Normalisation (CQFD)

« Ne dévaste pas la Terre avec la violence de tes mains. »
Antigone
(Antigone défendait les lois non écrites du devoir moral
contre la fausse justice de la raison d’État.)

 « Longtemps il y eut, au cœur de la forêt de Chênes-liège de la Maâmora (au Maroc), une parcelle pas comme les autres, belle avec de grands arbres vigoureux au feuillage tombant jusqu'au sol, avec un sous-bois verdoyant et touffu, avec de jeunes Chênes prêts à assurer la relève. Cette « chasse royale » ex-chasse résidentielle délimitée par Lyautey, enclose et fort bien gardée, était exempte d'animaux brouteurs, de riverains coupeurs, de forestiers déliégeurs et même de souverains chasseurs. Un chercheur - qui est devenu depuis rédacteur en chef du
Courrier - s'est servi de ce témoin pour affirmer dans ses publications que la Maâmora devait son allure délabrée et sa durabilité nulle très peu aux Insectes et beaucoup à des causes anthropiques : surpâturage et surexploitation.

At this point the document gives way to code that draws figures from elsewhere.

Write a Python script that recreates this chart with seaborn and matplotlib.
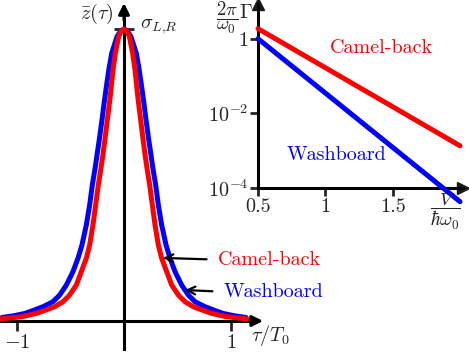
import matplotlib
matplotlib.use("Agg")
import matplotlib.pyplot as plt
import pandas as pd
import seaborn as sns


# main panel (tau / T0, z bar)
RED_TAU = [-1.15, -0.95, -0.82, -0.726, -0.648, -0.57, -0.508, -0.446, -0.399, -0.352, -0.321, -0.29,
           -0.265, -0.24, -0.213, -0.195, -0.175, -0.156, -0.136, -0.119, -0.103, -0.081, -0.05, -0.025,
           0.0,
           0.025, 0.05, 0.081, 0.103, 0.119, 0.136, 0.156, 0.175, 0.195, 0.213, 0.24, 0.265,
           0.29, 0.321, 0.352, 0.399, 0.446, 0.508, 0.57, 0.648, 0.726, 0.82, 0.95, 1.15]
RED_Z = [0.007, 0.015, 0.026, 0.038, 0.049, 0.066, 0.089, 0.123, 0.169, 0.215, 0.26, 0.329,
         0.397, 0.466, 0.528, 0.574, 0.631, 0.688, 0.746, 0.802, 0.86, 0.917, 0.974, 0.993,
         1.0,
         0.993, 0.974, 0.917, 0.86, 0.802, 0.746, 0.688, 0.631, 0.574, 0.528, 0.466, 0.397,
         0.329, 0.26, 0.215, 0.169, 0.123, 0.089, 0.066, 0.049, 0.038, 0.026, 0.015, 0.007]
BLUE_TAU = [-1.14, -1.03, -0.925, -0.85, -0.757, -0.664, -0.601, -0.539, -0.477, -0.43, -0.393, -0.352,
            -0.321, -0.296, -0.268, -0.25, -0.227, -0.206, -0.186, -0.165, -0.142, -0.115, -0.065, -0.032,
            0.0,
            0.032, 0.065, 0.115, 0.142, 0.165, 0.186, 0.206, 0.227, 0.25, 0.268, 0.296, 0.321,
            0.352, 0.393, 0.43, 0.477, 0.539, 0.601, 0.664, 0.757, 0.85, 0.925, 1.03, 1.14]
BLUE_Z = [0.012, 0.018, 0.026, 0.036, 0.049, 0.066, 0.089, 0.123, 0.169, 0.215, 0.26, 0.329,
          0.397, 0.466, 0.528, 0.574, 0.631, 0.688, 0.746, 0.802, 0.86, 0.917, 0.974, 0.993,
          1.0,
          0.993, 0.974, 0.917, 0.86, 0.802, 0.746, 0.688, 0.631, 0.574, 0.528, 0.466, 0.397,
          0.329, 0.26, 0.215, 0.169, 0.123, 0.089, 0.066, 0.049, 0.036, 0.026, 0.018, 0.012]

# inset: rate vs barrier height (log scale)
INSET_V = [0.5, 2.0]
RED_RATE = [1.86, 1.35e-3]
BLUE_RATE = [1.0, 4.3e-5]

X_TICKS = [-1, 1]
X_TICK_LABELS = ["$-1$", "$1$"]
INSET_X_TICKS = [0.5, 1, 1.5]
INSET_X_LABELS = ["0.5", "1", "1.5"]
INSET_Y_TICKS = [1, 1e-2, 1e-4]
INSET_Y_LABELS = ["1", "$10^{-2}$", "$10^{-4}$"]

RED = "#ff0000"
BLUE = "#0000ff"
PALETTE = {"Washboard": BLUE, "Camel-back": RED}
FS = 14.5
W, H = 469, 352

sns.set_theme(style="white")
plt.rcParams["font.family"] = ["cmr10", "DejaVu Serif"]
plt.rcParams["mathtext.fontset"] = "cm"
plt.rcParams["axes.unicode_minus"] = False
plt.rcParams["axes.formatter.use_mathtext"] = True

fig = plt.figure(figsize=(W / 100, H / 100), dpi=100)
ax = fig.add_axes([0, 0, 1, 1])
ax.patch.set_alpha(0)

main_df = pd.concat([
    pd.DataFrame({"tau": BLUE_TAU, "z": BLUE_Z, "pot": "Washboard"}),
    pd.DataFrame({"tau": RED_TAU, "z": RED_Z, "pot": "Camel-back"}),
])
sns.lineplot(data=main_df, x="tau", y="z", hue="pot", palette=PALETTE,
             sort=False, estimator=None, lw=3.6, legend=False, ax=ax, zorder=3)
for line in ax.lines:
    line.set_solid_joinstyle("round")

ax.set_xlim(-124 / 107, 345 / 107)
ax.set_ylim(-31 / 292, 321 / 292)
ax.set_xlabel("")
ax.set_ylabel("")
for side in ["top", "right"]:
    ax.spines[side].set_visible(False)
for side in ["left", "bottom"]:
    ax.spines[side].set_position(("data", 0))
    ax.spines[side].set_linewidth(2.2)
    ax.spines[side].set_color("black")
    ax.spines[side].set_zorder(2)
ax.spines["bottom"].set_bounds(-1.16, 1.24)
ax.spines["left"].set_bounds(-0.095, 1.05)

ax.set_xticks(X_TICKS, X_TICK_LABELS, fontsize=FS)
ax.set_yticks([1], [""])
ax.tick_params(axis="x", direction="out", length=7, width=2, pad=2, bottom=True)
ax.tick_params(axis="y", direction="inout", length=14, width=2, left=True)

arrow_kw = dict(arrowstyle="-|>", lw=2.2, color="black", mutation_scale=16, shrinkA=0, shrinkB=0)
ax.annotate("", xy=(1.30, 0), xytext=(1.2, 0), arrowprops=arrow_kw)
ax.annotate("", xy=(0, 1.089), xytext=(0, 1.03), arrowprops=arrow_kw)

ax.text(-0.25, 1.05, r"$\bar{z}(\tau)$", fontsize=FS, ha="center", va="center")
ax.text(0.15, 1.01, r"$\sigma_{L{,}R}$", fontsize=FS, ha="left", va="center")
ax.text(1.19, -0.05, r"$\tau/T_0$", fontsize=FS, ha="left", va="center")

pointer = dict(arrowstyle="->", lw=1.6, color="black", mutation_scale=14, shrinkA=6, shrinkB=0,
               relpos=(0, 0.5))
ax.annotate("Camel-back", xy=(0.364, 0.216), xytext=(0.88, 0.21), color=RED, fontsize=FS,
            va="center", ha="left", arrowprops=pointer)
ax.annotate("Washboard", xy=(0.57, 0.106), xytext=(0.935, 0.10), color=BLUE, fontsize=FS,
            va="center", ha="left", arrowprops=pointer)

# inset
ins = fig.add_axes([258 / W, (H - 188) / H, 204.7 / W, 184 / H])
ins.patch.set_alpha(0)
ins.set_yscale("log")
inset_df = pd.concat([
    pd.DataFrame({"v": INSET_V, "rate": RED_RATE, "pot": "Camel-back"}),
    pd.DataFrame({"v": INSET_V, "rate": BLUE_RATE, "pot": "Washboard"}),
])
sns.lineplot(data=inset_df, x="v", y="rate", hue="pot", palette=PALETTE,
             estimator=None, lw=3.6, legend=False, ax=ins, zorder=3)
for line in ins.lines:
    line.set_clip_on(False)
ins.set_xlim(0.5, 2.02)
ins.set_ylim(1e-4, 10 ** 0.93)
ins.set_xlabel("")
ins.set_ylabel("")
for side in ["top", "right"]:
    ins.spines[side].set_visible(False)
for side in ["left", "bottom"]:
    ins.spines[side].set_linewidth(2.2)
    ins.spines[side].set_color("black")
ins.set_xticks(INSET_X_TICKS, INSET_X_LABELS, fontsize=FS)
ins.set_yticks(INSET_Y_TICKS, INSET_Y_LABELS, fontsize=FS)
ins.minorticks_off()
ins.tick_params(direction="out", length=6, width=2, pad=1, bottom=True, left=True)
ins.plot(1, 0, ">k", ms=8, transform=ins.transAxes, clip_on=False)
ins.plot(0, 1, "^k", ms=8, transform=ins.transAxes, clip_on=False)

ins.text(1.035, 0.574, "Camel-back", color=RED, fontsize=FS, ha="left", va="center")
ins.text(0.715, 7.8e-4, "Washboard", color=BLUE, fontsize=FS, ha="left", va="center")

# axis labels of the inset, placed in figure pixels
fig.text(227 / W, 1 - 18 / H, r"$\dfrac{2\pi}{\omega_0}$", fontsize=13.5, ha="center", va="center")
fig.text(239 / W, 1 - 13 / H, r"$\Gamma$", fontsize=FS, ha="left", va="center")
fig.text(445 / W, 1 - 212 / H, r"$\dfrac{V}{\hbar\omega_0}$", fontsize=13.5, ha="center", va="center")

fig.savefig("out.png", dpi=100)
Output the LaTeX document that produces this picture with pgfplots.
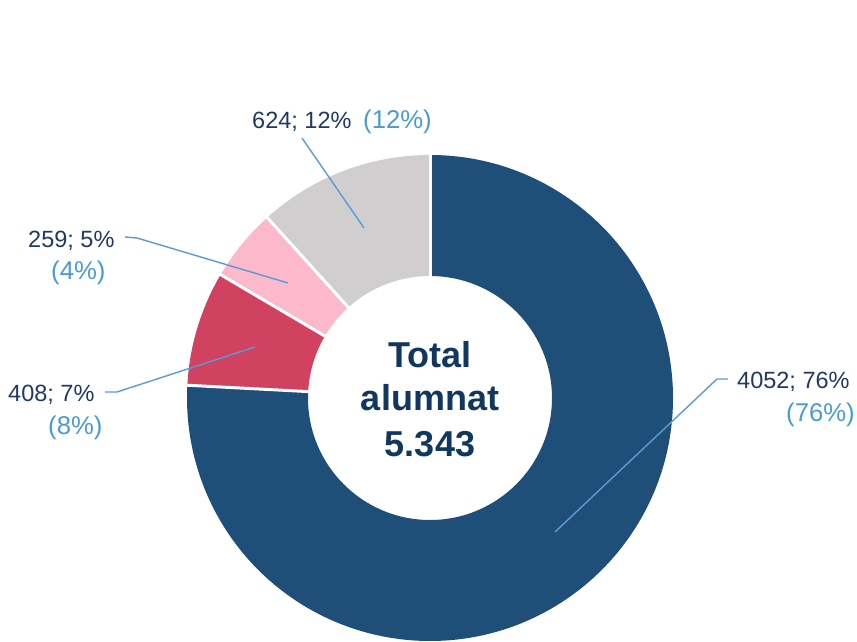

Réunis à Salé du 26 au 29 octobre 1998, les participants au IIe Meeting du groupe « Protection intégrée des forêts de Chêne » de l'Organisation internationale de lutte biologique (OILB) se devaient de se fixer cette réserve comme but de leur excursion. Laquelle leur offrit le spectacle d'un terrain « aménagé » : déboisé, labouré, avec des restes de Maïs, sillonné de routes goudronnées. Et aussi parsemé de détritus, aux arbres restants déliégés, ébranchés, au sous-bois chétif. Avec des traces de bétail, de roues, d'abattage de petit gibier. Entre-temps, expliquèrent les accompagnateurs locaux, Sa Majesté le Roi avait offert ce terrain à un « émir saoudien » friand de chasse, lequel serait venu quelquefois abattre quelques-unes des Gazelles Oryx qu'il y avait fait élever. Sinon, en dehors de ces périodes de tir et de bruits de moteurs de 4 x 4 et d'hélicoptère, la Maâmora, en ce lieu, est devenue normale. CQFD. »
(Le Courrier de l’environnement de l’INRA n°36, mars 1999.)